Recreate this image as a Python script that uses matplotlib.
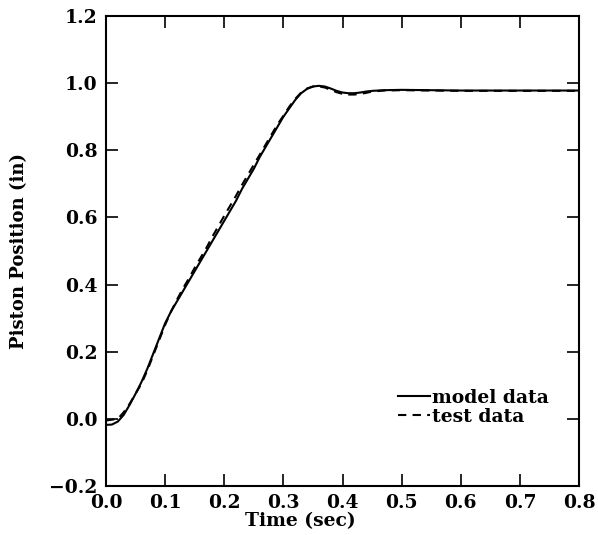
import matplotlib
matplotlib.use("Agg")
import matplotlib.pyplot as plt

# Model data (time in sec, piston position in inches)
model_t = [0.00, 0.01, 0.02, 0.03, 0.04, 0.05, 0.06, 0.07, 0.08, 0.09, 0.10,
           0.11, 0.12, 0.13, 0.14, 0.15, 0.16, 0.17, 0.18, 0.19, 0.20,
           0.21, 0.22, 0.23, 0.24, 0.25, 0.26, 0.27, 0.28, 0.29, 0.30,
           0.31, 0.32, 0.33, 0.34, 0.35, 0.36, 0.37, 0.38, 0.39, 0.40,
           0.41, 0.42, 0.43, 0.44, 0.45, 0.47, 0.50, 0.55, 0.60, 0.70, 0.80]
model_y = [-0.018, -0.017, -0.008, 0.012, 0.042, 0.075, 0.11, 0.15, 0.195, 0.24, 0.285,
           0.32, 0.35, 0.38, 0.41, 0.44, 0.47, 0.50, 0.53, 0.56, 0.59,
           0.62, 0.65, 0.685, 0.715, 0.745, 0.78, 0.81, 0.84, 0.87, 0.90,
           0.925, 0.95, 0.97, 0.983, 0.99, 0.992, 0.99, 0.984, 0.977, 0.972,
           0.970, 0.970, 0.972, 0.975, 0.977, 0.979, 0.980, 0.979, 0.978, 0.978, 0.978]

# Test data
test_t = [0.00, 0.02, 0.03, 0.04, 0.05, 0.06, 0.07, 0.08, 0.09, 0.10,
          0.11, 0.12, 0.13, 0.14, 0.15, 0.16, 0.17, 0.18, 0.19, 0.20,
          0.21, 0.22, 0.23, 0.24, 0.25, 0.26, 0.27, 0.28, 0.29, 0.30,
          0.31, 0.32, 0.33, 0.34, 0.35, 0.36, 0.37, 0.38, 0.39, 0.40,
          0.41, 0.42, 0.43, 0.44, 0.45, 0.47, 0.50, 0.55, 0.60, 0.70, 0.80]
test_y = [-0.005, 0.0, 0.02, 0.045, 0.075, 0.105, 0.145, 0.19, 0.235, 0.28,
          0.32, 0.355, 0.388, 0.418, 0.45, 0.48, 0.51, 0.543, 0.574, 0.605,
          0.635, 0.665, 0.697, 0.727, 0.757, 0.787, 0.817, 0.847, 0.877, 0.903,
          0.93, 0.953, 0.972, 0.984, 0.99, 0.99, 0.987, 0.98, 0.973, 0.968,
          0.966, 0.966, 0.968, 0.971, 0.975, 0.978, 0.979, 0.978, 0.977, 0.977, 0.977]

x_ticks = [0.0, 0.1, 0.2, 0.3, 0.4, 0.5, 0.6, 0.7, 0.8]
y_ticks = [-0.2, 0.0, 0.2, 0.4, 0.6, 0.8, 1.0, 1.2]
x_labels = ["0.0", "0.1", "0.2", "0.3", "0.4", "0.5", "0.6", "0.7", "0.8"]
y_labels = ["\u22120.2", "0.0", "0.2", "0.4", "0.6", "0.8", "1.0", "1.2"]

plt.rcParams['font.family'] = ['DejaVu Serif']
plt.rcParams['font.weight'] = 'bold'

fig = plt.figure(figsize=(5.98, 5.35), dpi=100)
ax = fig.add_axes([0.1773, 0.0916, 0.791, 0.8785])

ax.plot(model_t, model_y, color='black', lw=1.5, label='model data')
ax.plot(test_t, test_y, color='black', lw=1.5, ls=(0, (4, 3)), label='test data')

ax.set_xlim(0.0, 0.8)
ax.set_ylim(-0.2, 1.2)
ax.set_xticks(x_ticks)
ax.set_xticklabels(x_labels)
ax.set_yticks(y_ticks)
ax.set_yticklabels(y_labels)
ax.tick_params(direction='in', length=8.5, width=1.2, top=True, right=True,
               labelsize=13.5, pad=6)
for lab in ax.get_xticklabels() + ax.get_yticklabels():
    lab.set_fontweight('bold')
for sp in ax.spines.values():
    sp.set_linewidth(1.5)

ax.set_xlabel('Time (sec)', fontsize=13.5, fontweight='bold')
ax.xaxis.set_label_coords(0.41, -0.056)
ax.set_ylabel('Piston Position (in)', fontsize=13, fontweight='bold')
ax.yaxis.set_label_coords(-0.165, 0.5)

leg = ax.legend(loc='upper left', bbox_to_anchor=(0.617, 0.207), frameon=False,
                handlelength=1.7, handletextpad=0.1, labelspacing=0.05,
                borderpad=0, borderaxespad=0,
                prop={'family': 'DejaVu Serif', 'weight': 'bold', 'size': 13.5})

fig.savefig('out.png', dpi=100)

⁂

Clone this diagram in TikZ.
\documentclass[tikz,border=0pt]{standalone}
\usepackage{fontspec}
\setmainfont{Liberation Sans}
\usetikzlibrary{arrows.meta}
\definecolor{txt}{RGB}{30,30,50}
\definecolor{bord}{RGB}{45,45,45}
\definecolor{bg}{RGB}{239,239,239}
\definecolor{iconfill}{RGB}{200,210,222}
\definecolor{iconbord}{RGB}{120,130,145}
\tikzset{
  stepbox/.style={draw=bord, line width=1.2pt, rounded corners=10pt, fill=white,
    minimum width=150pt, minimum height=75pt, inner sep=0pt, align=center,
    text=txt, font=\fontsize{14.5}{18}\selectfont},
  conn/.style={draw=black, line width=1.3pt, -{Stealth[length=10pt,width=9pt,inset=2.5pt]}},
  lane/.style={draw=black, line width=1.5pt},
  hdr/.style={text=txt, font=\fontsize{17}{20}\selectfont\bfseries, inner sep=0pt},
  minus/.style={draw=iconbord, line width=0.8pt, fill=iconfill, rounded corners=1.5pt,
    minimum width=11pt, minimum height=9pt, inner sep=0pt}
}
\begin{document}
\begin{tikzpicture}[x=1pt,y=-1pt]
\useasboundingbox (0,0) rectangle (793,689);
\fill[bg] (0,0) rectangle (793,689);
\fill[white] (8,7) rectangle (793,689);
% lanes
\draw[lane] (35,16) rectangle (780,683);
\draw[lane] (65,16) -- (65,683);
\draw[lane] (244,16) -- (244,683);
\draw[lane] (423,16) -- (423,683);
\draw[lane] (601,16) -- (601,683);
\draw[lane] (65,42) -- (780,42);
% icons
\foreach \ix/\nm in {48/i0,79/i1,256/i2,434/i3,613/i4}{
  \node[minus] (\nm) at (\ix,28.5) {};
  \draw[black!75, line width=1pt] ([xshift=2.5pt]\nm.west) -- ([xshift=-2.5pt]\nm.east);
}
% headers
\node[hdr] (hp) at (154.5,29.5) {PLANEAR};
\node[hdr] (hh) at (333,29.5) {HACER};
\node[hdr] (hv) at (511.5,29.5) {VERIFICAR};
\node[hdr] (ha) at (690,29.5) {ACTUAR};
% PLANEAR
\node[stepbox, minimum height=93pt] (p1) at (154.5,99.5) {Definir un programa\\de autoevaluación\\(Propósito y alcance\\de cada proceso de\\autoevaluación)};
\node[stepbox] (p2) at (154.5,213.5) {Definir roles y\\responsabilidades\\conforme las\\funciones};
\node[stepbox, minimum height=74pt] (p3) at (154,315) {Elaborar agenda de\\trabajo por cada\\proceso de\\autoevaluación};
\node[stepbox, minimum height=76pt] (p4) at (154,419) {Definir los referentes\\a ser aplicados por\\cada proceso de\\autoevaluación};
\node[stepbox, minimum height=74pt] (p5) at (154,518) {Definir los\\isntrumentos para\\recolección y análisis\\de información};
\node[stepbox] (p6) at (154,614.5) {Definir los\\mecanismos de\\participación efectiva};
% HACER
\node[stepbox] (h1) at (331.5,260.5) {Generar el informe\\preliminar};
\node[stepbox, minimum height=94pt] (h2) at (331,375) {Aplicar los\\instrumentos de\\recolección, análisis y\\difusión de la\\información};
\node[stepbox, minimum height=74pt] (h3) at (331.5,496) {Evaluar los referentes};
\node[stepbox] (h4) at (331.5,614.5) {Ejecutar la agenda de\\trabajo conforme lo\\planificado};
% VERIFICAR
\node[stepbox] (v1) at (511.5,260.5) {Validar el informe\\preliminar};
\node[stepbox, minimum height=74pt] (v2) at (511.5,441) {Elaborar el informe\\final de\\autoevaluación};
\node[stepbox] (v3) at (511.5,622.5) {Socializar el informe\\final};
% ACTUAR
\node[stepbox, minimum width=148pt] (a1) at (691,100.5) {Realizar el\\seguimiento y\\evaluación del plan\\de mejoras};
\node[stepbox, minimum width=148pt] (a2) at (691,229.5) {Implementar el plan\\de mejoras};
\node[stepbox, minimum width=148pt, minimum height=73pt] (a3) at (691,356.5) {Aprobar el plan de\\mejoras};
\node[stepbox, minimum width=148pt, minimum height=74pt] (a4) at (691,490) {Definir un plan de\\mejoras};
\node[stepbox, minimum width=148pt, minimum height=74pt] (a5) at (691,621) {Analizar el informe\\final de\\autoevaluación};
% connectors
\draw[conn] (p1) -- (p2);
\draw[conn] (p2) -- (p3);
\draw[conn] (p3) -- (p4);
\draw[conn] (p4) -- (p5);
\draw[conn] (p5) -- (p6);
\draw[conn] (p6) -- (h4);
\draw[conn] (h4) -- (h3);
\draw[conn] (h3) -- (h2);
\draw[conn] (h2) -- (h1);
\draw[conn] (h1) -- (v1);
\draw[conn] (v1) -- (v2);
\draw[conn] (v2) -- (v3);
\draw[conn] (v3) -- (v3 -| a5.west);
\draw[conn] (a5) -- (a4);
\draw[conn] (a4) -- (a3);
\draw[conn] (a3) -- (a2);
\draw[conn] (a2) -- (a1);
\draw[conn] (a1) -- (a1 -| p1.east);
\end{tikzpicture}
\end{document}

⁂

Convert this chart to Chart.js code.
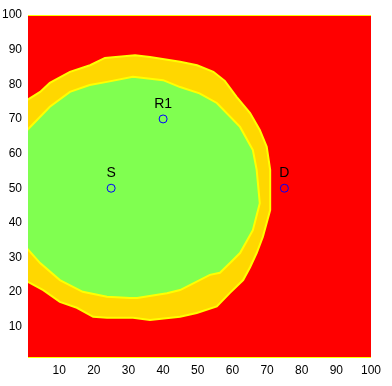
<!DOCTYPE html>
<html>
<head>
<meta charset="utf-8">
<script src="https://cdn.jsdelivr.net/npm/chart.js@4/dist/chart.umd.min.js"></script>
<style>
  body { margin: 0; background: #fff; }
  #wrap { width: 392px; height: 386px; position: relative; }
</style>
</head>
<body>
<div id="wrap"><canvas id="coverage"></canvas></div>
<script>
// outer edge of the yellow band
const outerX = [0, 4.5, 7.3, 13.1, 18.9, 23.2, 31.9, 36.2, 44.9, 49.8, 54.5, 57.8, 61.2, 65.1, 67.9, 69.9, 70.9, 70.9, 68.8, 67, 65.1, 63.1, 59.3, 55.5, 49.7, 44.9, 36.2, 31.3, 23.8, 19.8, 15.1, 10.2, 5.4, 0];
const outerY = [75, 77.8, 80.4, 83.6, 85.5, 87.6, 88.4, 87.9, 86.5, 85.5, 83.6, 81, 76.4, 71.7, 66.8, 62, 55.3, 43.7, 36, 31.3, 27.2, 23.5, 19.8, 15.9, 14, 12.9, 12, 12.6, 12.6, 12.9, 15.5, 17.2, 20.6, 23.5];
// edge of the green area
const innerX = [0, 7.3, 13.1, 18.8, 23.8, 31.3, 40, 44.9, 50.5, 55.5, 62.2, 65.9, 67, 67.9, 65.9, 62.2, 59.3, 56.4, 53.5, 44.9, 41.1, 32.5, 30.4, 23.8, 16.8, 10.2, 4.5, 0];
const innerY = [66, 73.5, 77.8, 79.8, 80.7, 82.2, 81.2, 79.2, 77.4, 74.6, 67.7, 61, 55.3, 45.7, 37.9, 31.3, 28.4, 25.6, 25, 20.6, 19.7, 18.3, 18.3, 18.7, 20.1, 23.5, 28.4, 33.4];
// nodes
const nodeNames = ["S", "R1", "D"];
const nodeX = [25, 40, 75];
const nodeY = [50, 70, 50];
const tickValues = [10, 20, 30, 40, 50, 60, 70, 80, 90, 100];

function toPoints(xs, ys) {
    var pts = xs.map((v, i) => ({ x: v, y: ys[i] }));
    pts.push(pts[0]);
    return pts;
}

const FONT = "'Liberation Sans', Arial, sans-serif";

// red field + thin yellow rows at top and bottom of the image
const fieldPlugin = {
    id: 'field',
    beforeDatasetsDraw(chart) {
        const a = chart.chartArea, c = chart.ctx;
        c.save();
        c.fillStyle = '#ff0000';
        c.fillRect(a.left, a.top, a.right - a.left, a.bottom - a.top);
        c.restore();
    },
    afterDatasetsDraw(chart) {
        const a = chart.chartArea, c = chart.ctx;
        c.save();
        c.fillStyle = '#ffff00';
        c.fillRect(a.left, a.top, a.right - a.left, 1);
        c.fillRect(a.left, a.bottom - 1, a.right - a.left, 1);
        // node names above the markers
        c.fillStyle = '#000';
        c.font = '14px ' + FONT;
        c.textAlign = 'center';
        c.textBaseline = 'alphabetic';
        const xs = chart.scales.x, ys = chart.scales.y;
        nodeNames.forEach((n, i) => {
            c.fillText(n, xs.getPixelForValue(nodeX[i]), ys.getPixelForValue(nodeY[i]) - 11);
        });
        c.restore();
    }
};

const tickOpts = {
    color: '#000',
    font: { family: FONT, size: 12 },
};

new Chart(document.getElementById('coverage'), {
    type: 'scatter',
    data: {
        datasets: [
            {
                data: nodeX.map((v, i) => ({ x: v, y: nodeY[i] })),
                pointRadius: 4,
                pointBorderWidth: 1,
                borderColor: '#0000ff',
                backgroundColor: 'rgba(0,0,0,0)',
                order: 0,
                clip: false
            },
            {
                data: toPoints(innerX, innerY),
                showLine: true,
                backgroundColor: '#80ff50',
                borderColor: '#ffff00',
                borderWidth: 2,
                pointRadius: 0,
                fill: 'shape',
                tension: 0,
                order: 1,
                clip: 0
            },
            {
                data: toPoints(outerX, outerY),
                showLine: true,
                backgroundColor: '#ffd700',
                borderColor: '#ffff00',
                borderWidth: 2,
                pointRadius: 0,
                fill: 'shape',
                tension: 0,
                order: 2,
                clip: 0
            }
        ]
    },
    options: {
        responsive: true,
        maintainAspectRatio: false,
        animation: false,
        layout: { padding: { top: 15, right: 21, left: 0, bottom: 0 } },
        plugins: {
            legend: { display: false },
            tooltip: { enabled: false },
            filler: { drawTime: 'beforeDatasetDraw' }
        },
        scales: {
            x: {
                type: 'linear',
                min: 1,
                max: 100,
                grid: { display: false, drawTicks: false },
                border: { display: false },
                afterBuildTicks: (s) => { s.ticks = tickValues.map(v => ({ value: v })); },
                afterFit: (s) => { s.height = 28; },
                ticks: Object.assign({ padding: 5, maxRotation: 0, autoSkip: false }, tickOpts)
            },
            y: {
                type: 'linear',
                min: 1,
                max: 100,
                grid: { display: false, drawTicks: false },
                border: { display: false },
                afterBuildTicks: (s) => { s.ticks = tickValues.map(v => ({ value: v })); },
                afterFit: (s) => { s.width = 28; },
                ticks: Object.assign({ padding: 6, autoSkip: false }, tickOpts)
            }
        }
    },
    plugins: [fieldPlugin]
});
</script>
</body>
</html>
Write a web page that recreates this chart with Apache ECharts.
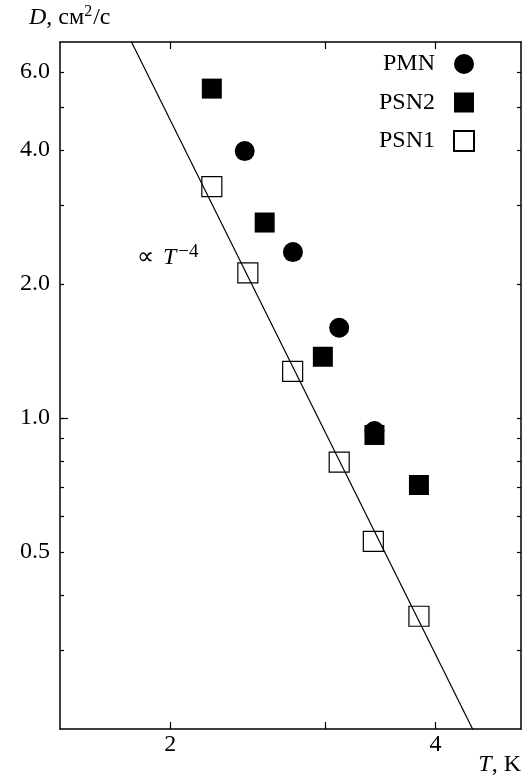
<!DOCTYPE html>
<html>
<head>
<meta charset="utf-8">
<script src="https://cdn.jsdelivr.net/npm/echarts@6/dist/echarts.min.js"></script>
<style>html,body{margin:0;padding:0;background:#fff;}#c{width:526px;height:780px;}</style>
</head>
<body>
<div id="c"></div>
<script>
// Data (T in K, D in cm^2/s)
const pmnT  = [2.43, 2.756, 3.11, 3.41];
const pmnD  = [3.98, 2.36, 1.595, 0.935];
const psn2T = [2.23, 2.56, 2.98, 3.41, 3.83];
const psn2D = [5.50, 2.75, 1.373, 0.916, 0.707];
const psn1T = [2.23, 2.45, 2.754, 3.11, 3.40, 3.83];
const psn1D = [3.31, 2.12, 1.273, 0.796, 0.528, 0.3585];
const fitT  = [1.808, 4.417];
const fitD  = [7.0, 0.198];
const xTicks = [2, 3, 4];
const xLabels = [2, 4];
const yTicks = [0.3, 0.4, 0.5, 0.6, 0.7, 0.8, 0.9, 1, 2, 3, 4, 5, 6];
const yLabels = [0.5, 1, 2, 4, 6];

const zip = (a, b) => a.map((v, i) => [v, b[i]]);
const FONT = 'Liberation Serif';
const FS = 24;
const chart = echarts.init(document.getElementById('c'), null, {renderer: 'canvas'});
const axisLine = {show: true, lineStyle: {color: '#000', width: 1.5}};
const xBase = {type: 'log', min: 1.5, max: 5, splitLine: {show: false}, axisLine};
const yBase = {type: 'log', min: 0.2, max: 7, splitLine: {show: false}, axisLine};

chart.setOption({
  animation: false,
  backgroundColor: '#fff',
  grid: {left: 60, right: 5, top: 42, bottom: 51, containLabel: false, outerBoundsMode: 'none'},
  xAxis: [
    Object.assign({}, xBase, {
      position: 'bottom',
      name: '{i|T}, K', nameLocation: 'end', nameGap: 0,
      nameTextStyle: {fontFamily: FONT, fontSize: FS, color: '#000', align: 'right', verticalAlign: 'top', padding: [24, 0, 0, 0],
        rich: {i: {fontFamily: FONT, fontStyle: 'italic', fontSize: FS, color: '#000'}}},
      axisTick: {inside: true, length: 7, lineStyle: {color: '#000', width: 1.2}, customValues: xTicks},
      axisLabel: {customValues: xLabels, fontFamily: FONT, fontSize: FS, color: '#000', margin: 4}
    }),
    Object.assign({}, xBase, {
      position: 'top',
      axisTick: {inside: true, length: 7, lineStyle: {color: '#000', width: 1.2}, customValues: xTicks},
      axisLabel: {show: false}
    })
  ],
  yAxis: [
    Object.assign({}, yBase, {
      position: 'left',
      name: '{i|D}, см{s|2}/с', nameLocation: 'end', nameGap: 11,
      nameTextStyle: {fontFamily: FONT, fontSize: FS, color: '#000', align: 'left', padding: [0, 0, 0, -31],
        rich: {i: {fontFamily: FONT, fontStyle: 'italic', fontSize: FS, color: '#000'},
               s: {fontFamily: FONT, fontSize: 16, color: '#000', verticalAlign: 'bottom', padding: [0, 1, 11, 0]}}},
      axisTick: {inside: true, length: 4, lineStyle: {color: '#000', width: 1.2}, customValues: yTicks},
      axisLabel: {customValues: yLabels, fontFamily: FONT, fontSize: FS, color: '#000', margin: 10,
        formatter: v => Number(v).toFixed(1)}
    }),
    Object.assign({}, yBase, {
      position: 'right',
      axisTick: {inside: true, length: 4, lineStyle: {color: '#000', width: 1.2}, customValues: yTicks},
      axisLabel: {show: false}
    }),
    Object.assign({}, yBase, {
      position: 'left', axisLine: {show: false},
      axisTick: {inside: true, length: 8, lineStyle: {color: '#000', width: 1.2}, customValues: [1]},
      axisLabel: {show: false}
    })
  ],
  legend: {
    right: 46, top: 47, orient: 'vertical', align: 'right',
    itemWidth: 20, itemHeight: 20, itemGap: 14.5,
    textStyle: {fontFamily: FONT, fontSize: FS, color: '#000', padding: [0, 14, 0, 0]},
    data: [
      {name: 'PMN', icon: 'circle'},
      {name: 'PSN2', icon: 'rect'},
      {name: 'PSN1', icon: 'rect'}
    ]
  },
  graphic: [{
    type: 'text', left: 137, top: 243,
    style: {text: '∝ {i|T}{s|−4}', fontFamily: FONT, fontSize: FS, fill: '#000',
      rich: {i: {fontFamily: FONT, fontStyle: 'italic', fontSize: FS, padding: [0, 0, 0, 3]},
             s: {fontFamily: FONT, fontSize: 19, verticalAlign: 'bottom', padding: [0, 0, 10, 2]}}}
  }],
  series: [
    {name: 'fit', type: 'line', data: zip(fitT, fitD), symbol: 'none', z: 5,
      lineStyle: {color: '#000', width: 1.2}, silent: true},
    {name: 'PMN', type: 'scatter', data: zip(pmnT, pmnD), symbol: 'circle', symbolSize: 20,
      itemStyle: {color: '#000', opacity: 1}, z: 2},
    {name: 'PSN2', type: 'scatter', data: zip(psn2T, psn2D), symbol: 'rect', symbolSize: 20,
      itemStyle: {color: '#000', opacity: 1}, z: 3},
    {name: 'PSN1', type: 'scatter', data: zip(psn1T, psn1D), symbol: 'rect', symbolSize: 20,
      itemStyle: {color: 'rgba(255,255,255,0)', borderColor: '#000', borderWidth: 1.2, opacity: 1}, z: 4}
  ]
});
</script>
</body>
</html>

⁂

Aim of the exercise
Every line from the one containing "Recreate this image" through the one containing "ax = fig.add_axes([0.1773, 0.0916, 0.791, 0.8785])" should be quoted exactly, and no other lines; keep pictures out of the copy.

Response to this task
Recreate this image as a Python script that uses matplotlib.
import matplotlib
matplotlib.use("Agg")
import matplotlib.pyplot as plt

# Model data (time in sec, piston position in inches)
model_t = [0.00, 0.01, 0.02, 0.03, 0.04, 0.05, 0.06, 0.07, 0.08, 0.09, 0.10,
           0.11, 0.12, 0.13, 0.14, 0.15, 0.16, 0.17, 0.18, 0.19, 0.20,
           0.21, 0.22, 0.23, 0.24, 0.25, 0.26, 0.27, 0.28, 0.29, 0.30,
           0.31, 0.32, 0.33, 0.34, 0.35, 0.36, 0.37, 0.38, 0.39, 0.40,
           0.41, 0.42, 0.43, 0.44, 0.45, 0.47, 0.50, 0.55, 0.60, 0.70, 0.80]
model_y = [-0.018, -0.017, -0.008, 0.012, 0.042, 0.075, 0.11, 0.15, 0.195, 0.24, 0.285,
           0.32, 0.35, 0.38, 0.41, 0.44, 0.47, 0.50, 0.53, 0.56, 0.59,
           0.62, 0.65, 0.685, 0.715, 0.745, 0.78, 0.81, 0.84, 0.87, 0.90,
           0.925, 0.95, 0.97, 0.983, 0.99, 0.992, 0.99, 0.984, 0.977, 0.972,
           0.970, 0.970, 0.972, 0.975, 0.977, 0.979, 0.980, 0.979, 0.978, 0.978, 0.978]

# Test data
test_t = [0.00, 0.02, 0.03, 0.04, 0.05, 0.06, 0.07, 0.08, 0.09, 0.10,
          0.11, 0.12, 0.13, 0.14, 0.15, 0.16, 0.17, 0.18, 0.19, 0.20,
          0.21, 0.22, 0.23, 0.24, 0.25, 0.26, 0.27, 0.28, 0.29, 0.30,
          0.31, 0.32, 0.33, 0.34, 0.35, 0.36, 0.37, 0.38, 0.39, 0.40,
          0.41, 0.42, 0.43, 0.44, 0.45, 0.47, 0.50, 0.55, 0.60, 0.70, 0.80]
test_y = [-0.005, 0.0, 0.02, 0.045, 0.075, 0.105, 0.145, 0.19, 0.235, 0.28,
          0.32, 0.355, 0.388, 0.418, 0.45, 0.48, 0.51, 0.543, 0.574, 0.605,
          0.635, 0.665, 0.697, 0.727, 0.757, 0.787, 0.817, 0.847, 0.877, 0.903,
          0.93, 0.953, 0.972, 0.984, 0.99, 0.99, 0.987, 0.98, 0.973, 0.968,
          0.966, 0.966, 0.968, 0.971, 0.975, 0.978, 0.979, 0.978, 0.977, 0.977, 0.977]

x_ticks = [0.0, 0.1, 0.2, 0.3, 0.4, 0.5, 0.6, 0.7, 0.8]
y_ticks = [-0.2, 0.0, 0.2, 0.4, 0.6, 0.8, 1.0, 1.2]
x_labels = ["0.0", "0.1", "0.2", "0.3", "0.4", "0.5", "0.6", "0.7", "0.8"]
y_labels = ["\u22120.2", "0.0", "0.2", "0.4", "0.6", "0.8", "1.0", "1.2"]

plt.rcParams['font.family'] = ['DejaVu Serif']
plt.rcParams['font.weight'] = 'bold'

fig = plt.figure(figsize=(5.98, 5.35), dpi=100)
ax = fig.add_axes([0.1773, 0.0916, 0.791, 0.8785])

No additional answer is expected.